» **EXERCISE DETAILS**:
Take the listing from its first line through the line that contains "10.595, 10.628, 10.655]" and please retype those lines exactly, leaving out the pictures.

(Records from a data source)
##############################
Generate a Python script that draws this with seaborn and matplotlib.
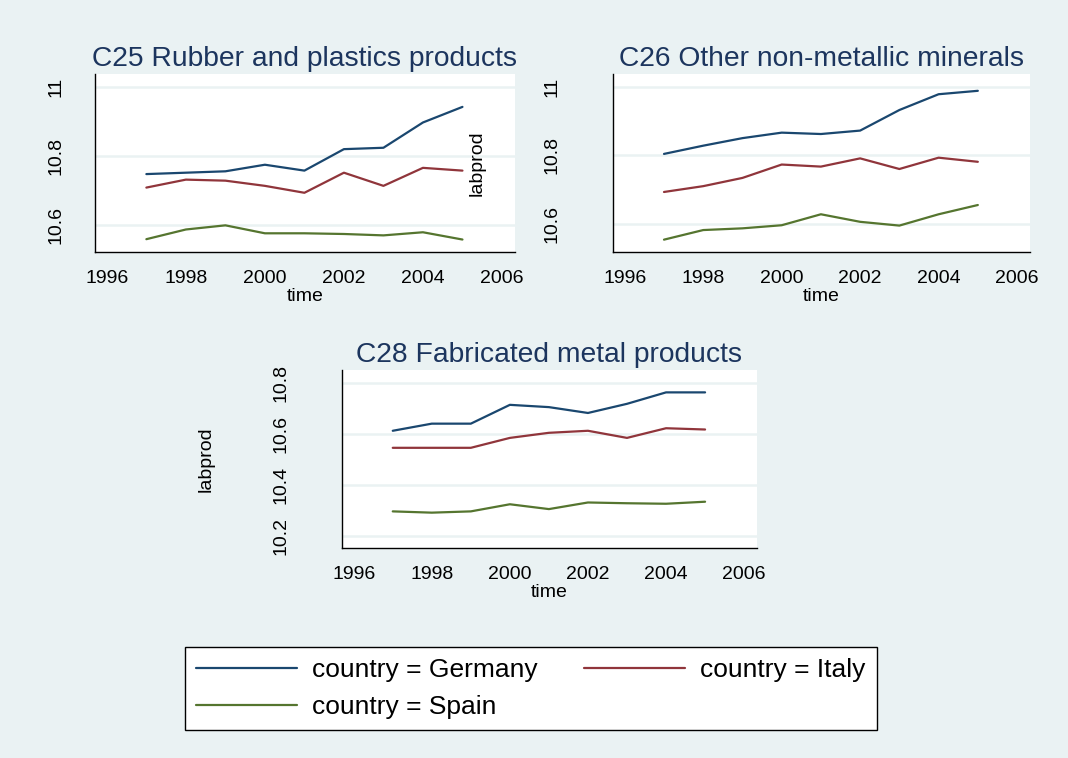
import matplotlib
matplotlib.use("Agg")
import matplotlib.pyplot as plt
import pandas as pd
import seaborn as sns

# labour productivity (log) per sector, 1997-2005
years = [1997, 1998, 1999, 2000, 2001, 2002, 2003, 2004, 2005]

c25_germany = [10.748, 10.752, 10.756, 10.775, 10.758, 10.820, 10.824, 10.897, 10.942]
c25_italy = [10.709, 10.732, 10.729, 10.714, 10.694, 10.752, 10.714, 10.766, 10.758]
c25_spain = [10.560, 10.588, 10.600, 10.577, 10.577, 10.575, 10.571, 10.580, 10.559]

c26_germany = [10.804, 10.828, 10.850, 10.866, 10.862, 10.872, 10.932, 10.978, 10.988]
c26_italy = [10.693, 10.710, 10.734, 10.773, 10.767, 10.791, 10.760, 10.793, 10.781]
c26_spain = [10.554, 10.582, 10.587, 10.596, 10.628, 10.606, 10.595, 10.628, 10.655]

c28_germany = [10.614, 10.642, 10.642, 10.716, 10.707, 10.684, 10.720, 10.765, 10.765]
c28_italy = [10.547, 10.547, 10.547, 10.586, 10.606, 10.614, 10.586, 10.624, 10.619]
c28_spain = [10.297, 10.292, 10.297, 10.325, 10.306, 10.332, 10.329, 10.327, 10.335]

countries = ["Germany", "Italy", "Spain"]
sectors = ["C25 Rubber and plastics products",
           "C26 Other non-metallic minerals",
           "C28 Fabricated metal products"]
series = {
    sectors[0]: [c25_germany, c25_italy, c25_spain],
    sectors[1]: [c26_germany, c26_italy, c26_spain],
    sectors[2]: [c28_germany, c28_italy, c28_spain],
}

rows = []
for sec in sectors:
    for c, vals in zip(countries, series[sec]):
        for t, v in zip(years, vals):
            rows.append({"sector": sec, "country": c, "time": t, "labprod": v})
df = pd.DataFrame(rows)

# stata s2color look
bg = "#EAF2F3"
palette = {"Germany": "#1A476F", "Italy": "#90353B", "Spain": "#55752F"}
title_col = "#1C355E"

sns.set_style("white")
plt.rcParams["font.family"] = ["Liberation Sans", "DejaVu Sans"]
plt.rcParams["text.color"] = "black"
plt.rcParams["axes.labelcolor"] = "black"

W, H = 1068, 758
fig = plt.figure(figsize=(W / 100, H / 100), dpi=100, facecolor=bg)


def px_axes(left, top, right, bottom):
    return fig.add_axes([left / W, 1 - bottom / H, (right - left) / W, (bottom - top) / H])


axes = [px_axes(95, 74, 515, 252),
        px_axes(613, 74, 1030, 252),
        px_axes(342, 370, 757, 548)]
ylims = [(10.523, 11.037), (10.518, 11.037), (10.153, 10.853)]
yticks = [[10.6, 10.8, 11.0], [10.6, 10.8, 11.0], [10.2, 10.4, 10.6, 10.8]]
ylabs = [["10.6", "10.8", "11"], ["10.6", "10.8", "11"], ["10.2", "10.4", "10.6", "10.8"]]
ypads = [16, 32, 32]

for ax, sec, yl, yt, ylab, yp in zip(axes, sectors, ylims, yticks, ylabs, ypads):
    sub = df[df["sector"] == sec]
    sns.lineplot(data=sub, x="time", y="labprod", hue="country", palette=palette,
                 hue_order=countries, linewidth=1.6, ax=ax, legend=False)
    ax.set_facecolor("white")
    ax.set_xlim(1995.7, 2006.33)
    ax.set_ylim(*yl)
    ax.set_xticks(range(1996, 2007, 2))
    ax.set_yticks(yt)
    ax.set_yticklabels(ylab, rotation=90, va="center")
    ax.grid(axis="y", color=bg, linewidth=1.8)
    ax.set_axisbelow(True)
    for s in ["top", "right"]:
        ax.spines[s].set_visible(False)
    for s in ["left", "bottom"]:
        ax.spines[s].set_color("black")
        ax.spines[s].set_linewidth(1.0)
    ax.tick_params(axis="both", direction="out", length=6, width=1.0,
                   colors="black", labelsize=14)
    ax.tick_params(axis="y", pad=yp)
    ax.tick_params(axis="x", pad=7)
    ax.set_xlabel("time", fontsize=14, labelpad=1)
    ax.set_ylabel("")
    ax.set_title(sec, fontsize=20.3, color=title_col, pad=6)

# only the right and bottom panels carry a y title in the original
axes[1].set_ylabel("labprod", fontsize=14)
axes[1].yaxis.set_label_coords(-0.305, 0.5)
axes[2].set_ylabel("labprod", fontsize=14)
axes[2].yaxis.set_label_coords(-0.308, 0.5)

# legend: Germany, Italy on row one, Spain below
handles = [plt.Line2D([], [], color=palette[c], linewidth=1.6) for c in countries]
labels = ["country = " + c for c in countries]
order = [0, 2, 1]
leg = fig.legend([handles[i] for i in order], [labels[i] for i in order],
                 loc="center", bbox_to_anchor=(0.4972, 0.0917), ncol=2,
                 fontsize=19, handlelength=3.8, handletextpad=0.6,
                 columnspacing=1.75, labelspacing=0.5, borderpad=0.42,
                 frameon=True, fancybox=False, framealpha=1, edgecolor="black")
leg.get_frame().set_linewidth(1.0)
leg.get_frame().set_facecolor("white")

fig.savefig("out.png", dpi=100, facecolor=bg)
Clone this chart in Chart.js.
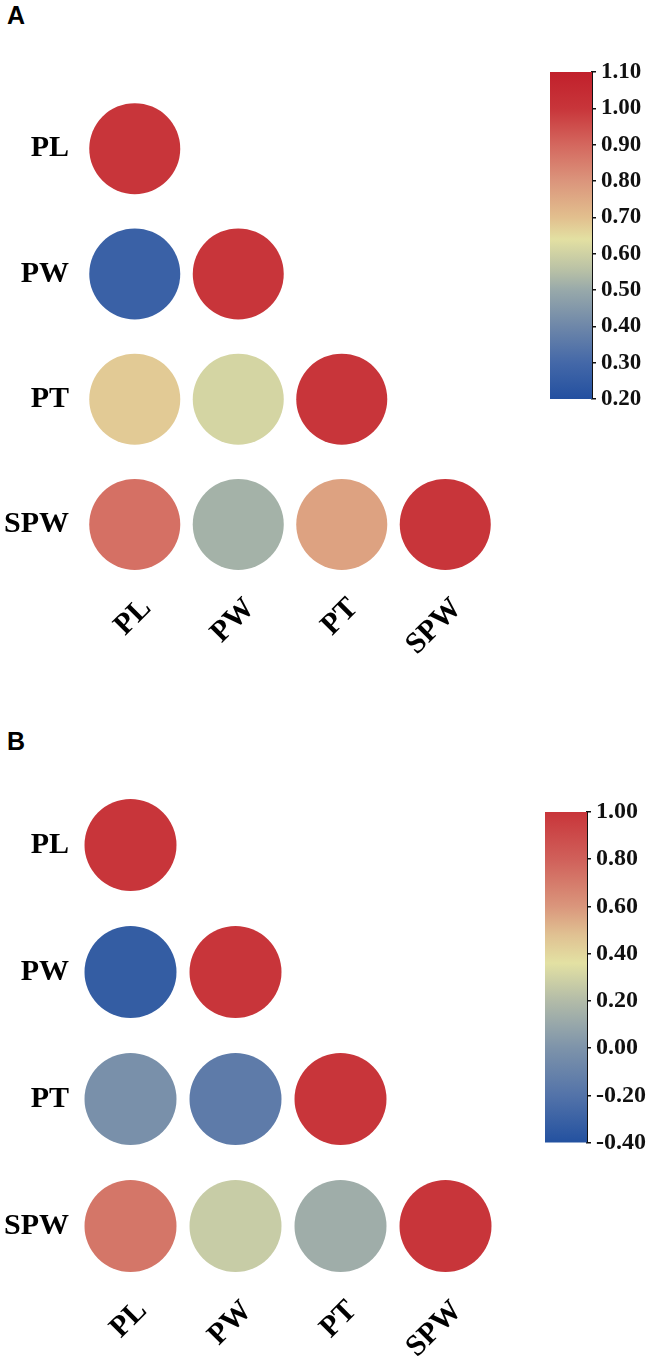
##############################
» **OUTPUT OF THE TASK**:
Generate a Python script that draws this with seaborn and matplotlib.
import matplotlib
matplotlib.use("Agg")
import matplotlib.pyplot as plt
import pandas as pd
import seaborn as sns

# labour productivity (log) per sector, 1997-2005
years = [1997, 1998, 1999, 2000, 2001, 2002, 2003, 2004, 2005]

c25_germany = [10.748, 10.752, 10.756, 10.775, 10.758, 10.820, 10.824, 10.897, 10.942]
c25_italy = [10.709, 10.732, 10.729, 10.714, 10.694, 10.752, 10.714, 10.766, 10.758]
c25_spain = [10.560, 10.588, 10.600, 10.577, 10.577, 10.575, 10.571, 10.580, 10.559]

c26_germany = [10.804, 10.828, 10.850, 10.866, 10.862, 10.872, 10.932, 10.978, 10.988]
c26_italy = [10.693, 10.710, 10.734, 10.773, 10.767, 10.791, 10.760, 10.793, 10.781]
c26_spain = [10.554, 10.582, 10.587, 10.596, 10.628, 10.606, 10.595, 10.628, 10.655]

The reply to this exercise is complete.